Carillion bosses responsible for 'rotten corporate culture' and drive firm off a cliff, say MPs
Carillion’s board presided over a “rotten corporate culture” and was culpable for its “costly collapse”, two committees of MPs have concluded.
They also called for a potential break-up of the big four audit firms, after they “waved through” the indebted construction firm’s accounts.
And they attacked the government for lacking “decisiveness and bravery” to tackle corporate regulation failures.
The MPs said regulators should consider disqualifying the directors.
Carillion collapsed under a £1.5bn debt pile in January. It employed 43,000 people, about 20,000 of them in the UK, thousands of whom have lost their jobs.
It also held numerous public contracts, such as the maintenance of schools and prisons, all of which had to be brought under government control, at a cost to the taxpayer.
In a damning 100-page report, the Work and Pensions and the Business, Energy and Industrial Strategy committees said:
- The Big Four accountancy firms were a “cosy club incapable of providing the degree of independent challenge needed”
- Carillion’s collapse had exposed “systemic flaws” in corporate Britain and showed regulators were “toothless”

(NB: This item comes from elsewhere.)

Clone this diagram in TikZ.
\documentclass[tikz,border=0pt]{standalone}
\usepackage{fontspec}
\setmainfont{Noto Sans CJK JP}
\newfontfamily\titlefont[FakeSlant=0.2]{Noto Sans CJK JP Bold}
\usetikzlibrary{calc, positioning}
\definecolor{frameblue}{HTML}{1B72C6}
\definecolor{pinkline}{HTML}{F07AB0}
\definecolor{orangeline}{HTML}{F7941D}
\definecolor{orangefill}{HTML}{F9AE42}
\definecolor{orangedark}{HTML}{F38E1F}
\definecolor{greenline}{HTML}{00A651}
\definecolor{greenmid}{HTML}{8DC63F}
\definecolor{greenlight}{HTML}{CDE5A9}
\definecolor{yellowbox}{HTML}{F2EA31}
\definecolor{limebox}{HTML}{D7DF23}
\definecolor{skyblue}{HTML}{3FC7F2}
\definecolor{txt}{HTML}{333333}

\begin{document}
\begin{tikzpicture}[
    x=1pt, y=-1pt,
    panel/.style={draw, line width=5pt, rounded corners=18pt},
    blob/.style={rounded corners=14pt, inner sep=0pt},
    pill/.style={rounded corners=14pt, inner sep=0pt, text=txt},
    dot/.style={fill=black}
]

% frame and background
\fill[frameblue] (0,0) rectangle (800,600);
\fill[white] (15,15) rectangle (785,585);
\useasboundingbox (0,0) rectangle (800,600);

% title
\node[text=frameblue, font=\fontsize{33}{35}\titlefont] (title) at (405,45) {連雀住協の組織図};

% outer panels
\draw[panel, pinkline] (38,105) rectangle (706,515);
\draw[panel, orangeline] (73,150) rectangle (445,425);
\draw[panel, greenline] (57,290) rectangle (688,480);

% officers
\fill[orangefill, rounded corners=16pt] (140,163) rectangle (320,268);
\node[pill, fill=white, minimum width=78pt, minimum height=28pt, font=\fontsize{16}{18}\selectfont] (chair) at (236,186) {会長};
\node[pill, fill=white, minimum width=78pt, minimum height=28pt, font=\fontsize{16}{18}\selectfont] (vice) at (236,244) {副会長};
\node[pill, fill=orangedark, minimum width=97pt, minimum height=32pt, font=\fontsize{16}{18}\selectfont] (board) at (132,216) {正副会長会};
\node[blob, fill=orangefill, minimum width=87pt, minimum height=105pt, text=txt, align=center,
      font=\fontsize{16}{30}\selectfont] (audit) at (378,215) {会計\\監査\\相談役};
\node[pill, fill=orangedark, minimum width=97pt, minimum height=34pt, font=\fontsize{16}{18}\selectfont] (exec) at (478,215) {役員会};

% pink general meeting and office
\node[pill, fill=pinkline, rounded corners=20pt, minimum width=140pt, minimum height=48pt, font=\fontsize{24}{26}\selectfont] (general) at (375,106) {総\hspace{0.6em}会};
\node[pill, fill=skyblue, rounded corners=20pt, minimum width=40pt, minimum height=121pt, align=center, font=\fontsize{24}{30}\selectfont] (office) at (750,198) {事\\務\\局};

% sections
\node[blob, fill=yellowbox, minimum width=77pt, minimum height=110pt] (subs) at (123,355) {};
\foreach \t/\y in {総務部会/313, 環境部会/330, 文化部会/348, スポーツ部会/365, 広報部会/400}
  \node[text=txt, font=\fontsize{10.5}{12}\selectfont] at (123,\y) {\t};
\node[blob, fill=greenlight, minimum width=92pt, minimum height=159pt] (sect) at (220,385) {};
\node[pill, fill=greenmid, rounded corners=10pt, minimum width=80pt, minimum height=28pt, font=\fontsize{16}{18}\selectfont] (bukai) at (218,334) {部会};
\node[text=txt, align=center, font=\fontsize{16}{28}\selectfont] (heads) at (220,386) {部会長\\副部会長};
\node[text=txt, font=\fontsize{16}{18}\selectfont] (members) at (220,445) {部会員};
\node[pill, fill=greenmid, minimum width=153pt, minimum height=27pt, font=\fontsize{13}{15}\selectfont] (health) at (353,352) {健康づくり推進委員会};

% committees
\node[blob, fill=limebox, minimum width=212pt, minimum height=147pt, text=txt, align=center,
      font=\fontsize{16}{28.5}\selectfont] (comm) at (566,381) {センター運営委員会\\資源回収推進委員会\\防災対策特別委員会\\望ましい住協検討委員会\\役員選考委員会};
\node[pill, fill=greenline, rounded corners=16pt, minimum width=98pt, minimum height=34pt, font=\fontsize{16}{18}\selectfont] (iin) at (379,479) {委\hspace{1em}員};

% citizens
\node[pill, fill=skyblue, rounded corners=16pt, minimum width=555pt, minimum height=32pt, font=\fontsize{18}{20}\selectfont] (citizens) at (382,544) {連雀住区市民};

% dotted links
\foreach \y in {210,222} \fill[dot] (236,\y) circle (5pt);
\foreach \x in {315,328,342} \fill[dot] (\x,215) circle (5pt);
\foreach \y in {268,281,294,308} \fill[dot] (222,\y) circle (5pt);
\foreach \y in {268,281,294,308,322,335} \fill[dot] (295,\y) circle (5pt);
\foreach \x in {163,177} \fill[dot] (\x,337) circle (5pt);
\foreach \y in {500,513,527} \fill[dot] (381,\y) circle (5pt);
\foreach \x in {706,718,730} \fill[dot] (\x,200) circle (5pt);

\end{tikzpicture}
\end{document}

- And warned “Carillion could happen again, and soon”
Rachel Reeves, chair of the business committee, told BBC Radio 4’s Today programme: “The directors are culpable for the mess that Carillion got into and drove the company off a cliff.”

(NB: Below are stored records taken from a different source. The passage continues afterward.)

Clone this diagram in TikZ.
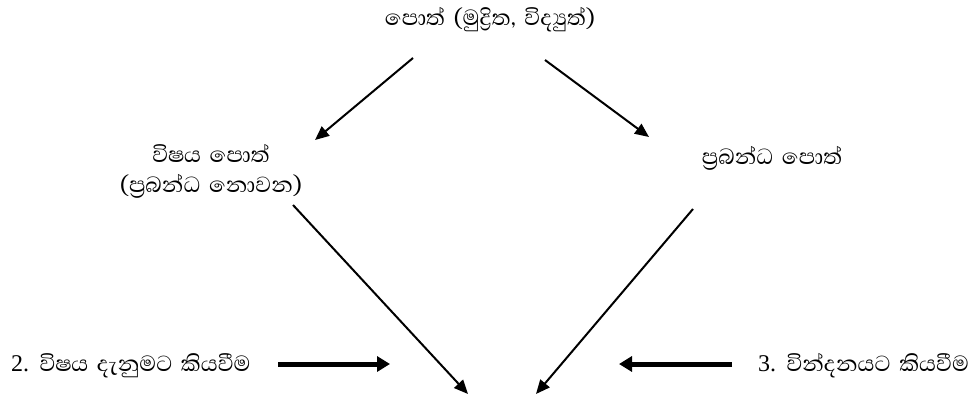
\documentclass[tikz,border=0pt]{standalone}
\usepackage{fontspec}
\newfontfamily\sinhalafont[Script=Sinhala,WordSpace=1.6]{Abhaya Libre}
\newfontfamily\numfont{Liberation Serif}
\usetikzlibrary{arrows.meta}

\begin{document}
\begin{tikzpicture}[x=1pt,y=-1pt,font=\sinhalafont\fontsize{28}{30}\selectfont,
  lbl/.style={inner sep=1pt,align=center},
  thin/.style={line width=2pt,-{Triangle[length=14pt,width=12pt]}},
  thick/.style={line width=5pt,-{Triangle[length=13pt,width=15pt]}}]
\useasboundingbox (0,0) rectangle (973,404);
\node[lbl] (book) at (490,20) {පොත් (මුද්‍රිත, විද්‍යුත්)};
\node[lbl] (nonfic) at (211,171) {විෂය පොත්\\(ප්‍රබන්ධ නොවන)};
\node[lbl] (fic) at (772,158) {ප්‍රබන්ධ පොත්};
\node[lbl,anchor=west] (know) at (10,366) {{\numfont\fontsize{24}{28}\selectfont 2.} විෂය දැනුමට කියවීම};
\node[lbl,anchor=west] (enjoy) at (757,366) {{\numfont\fontsize{24}{28}\selectfont 3.} වින්දනයට කියවීම};
% arrow ends
\coordinate (b1) at (413,58);
\coordinate (b2) at (545,60);
\coordinate (n1) at (315,140);
\coordinate (f1) at (649,137);
\coordinate (n2) at (293,205);
\coordinate (f2) at (693,209);
\coordinate (g1) at (468,394);
\coordinate (g2) at (536,394);
\coordinate (k1) at (278,364);
\coordinate (k2) at (390,364);
\coordinate (e1) at (732,364);
\coordinate (e2) at (619,364);
\foreach \a/\b in {b1/n1,b2/f1,n2/g1,f2/g2} \draw[thin] (\a) -- (\b);
\foreach \a/\b in {k1/k2,e1/e2} \draw[thick] (\a) -- (\b);
\end{tikzpicture}
\end{document}
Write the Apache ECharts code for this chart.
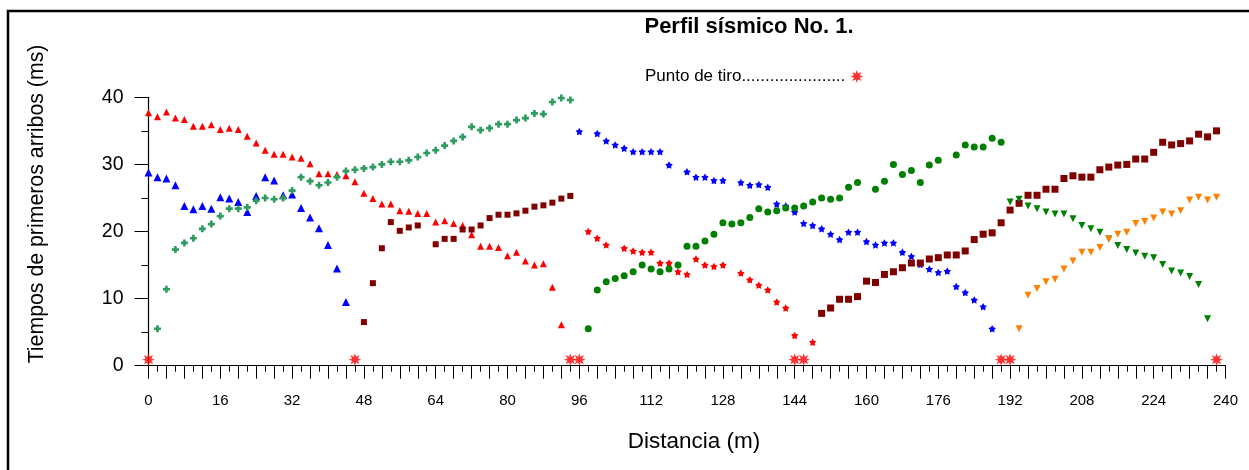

She accused them of a “relentless dash for cash” by taking on low-margin contracts which didn’t make money.
“And when we had the directors in front of our Select Committee, they seemed to be in total denial about what happened to their company,” she said.
What are the directors accused of?
In their report, the two committees called Carillion’s rise and fall “a story of recklessness, hubris and greed”.

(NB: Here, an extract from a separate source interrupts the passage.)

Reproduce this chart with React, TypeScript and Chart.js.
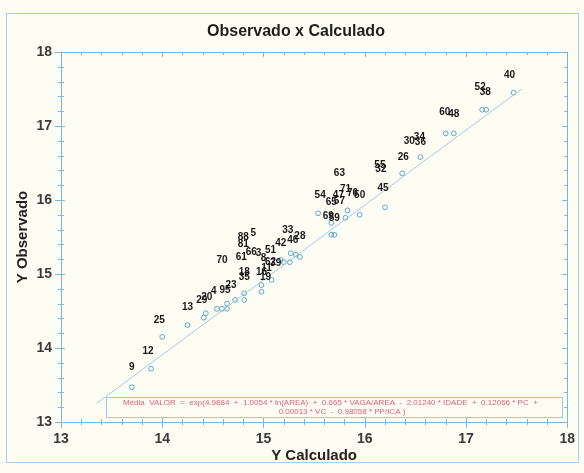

They singled out former directors Richard Adam, Richard Howson and Philip Green for particular scrutiny, saying the men had grown the firm through ill-judged acquisitions while hiding Carillion’s financial problems from shareholders.
They added that even as the company publicly began to unravel, the board was “concerned with increasing and protecting generous executive bonuses”.
“Long term obligations, such as adequately funding Carillion’s pension schemes, were treated with contempt,” they said.
They said the directors had presented themselves during parliamentary hearings as victims of “unforeseeable mishaps”.
But Carillion’s former finance director, Richard Adam, said he rejected the committees’ conclusions and objected to quotes in the MPs’ report, which he said had been misattributed to him.
Former chairman Philip Green said the board had “always strived to act in the interests of the company and all its stakeholders”.
What are the auditors accused of?
The two select committees also attacked the big four accounting firms for approving Carillion’s accounts despite its spiralling debts.
- They said Ernst & Young was paid £10.8m for “six months of failed turnaround advice”
- Deloitte received £10m to be Carillion’s internal auditor, but was either “unable or unwilling” to identify failings in financial controls, or “too readily ignored them”
- KPMG failed to question Carillion’s financial judgements while PwC continues “to gain” as its official receiver “without adequate scrutiny”.
Ms Reeves said the competition authorities should consider breaking up the big four accountancy firms to “help increase competition and deal with conflicts of interest”.
But a KPMG spokesman said it had conducted its audits of Carillion “appropriately”, and Ernst & Young said it was “disappointed that despite all efforts the business was not rescued”.
Deloitte said it was “disappointed” with committees’ conclusions while PwC said it was helping save “thousands of jobs” as official receiver.
Michael Izza, chief executive of the Institute of Chartered Accountants, told the Today programme the report felt like a watershed moment for the industry.
“It gives us an opportunity to think again about what we need to do to fix this. Because if we don’t fix this I don’t think we’re going to have a profession in 20 years time.”
What are regulators and the government accused of?
The MPs also accused regulators of being too “passive” in tackling Carillion’s problems, and said government failures had made the collapse of the outsourcing firm “if not inevitable, then at least a distinct possibility”.
- They said contractors that handled “swathes” of public services needed to be closely monitored
- But they said the government had failed to spot the risks because of its “semi-professional part-time” system of oversight.
Frank Field, chair of the Work and Pensions Committee, said: “Government urgently needs to come to Parliament with radical reforms to our creaking system of corporate accountability.”
A Cabinet Office spokeswoman said it had recently announced measures to support government suppliers, including strengthening its commitment to “protecting staff, businesses and small suppliers from irresponsible directors”.
It said it would “respond fully” to the committees’ report in due course.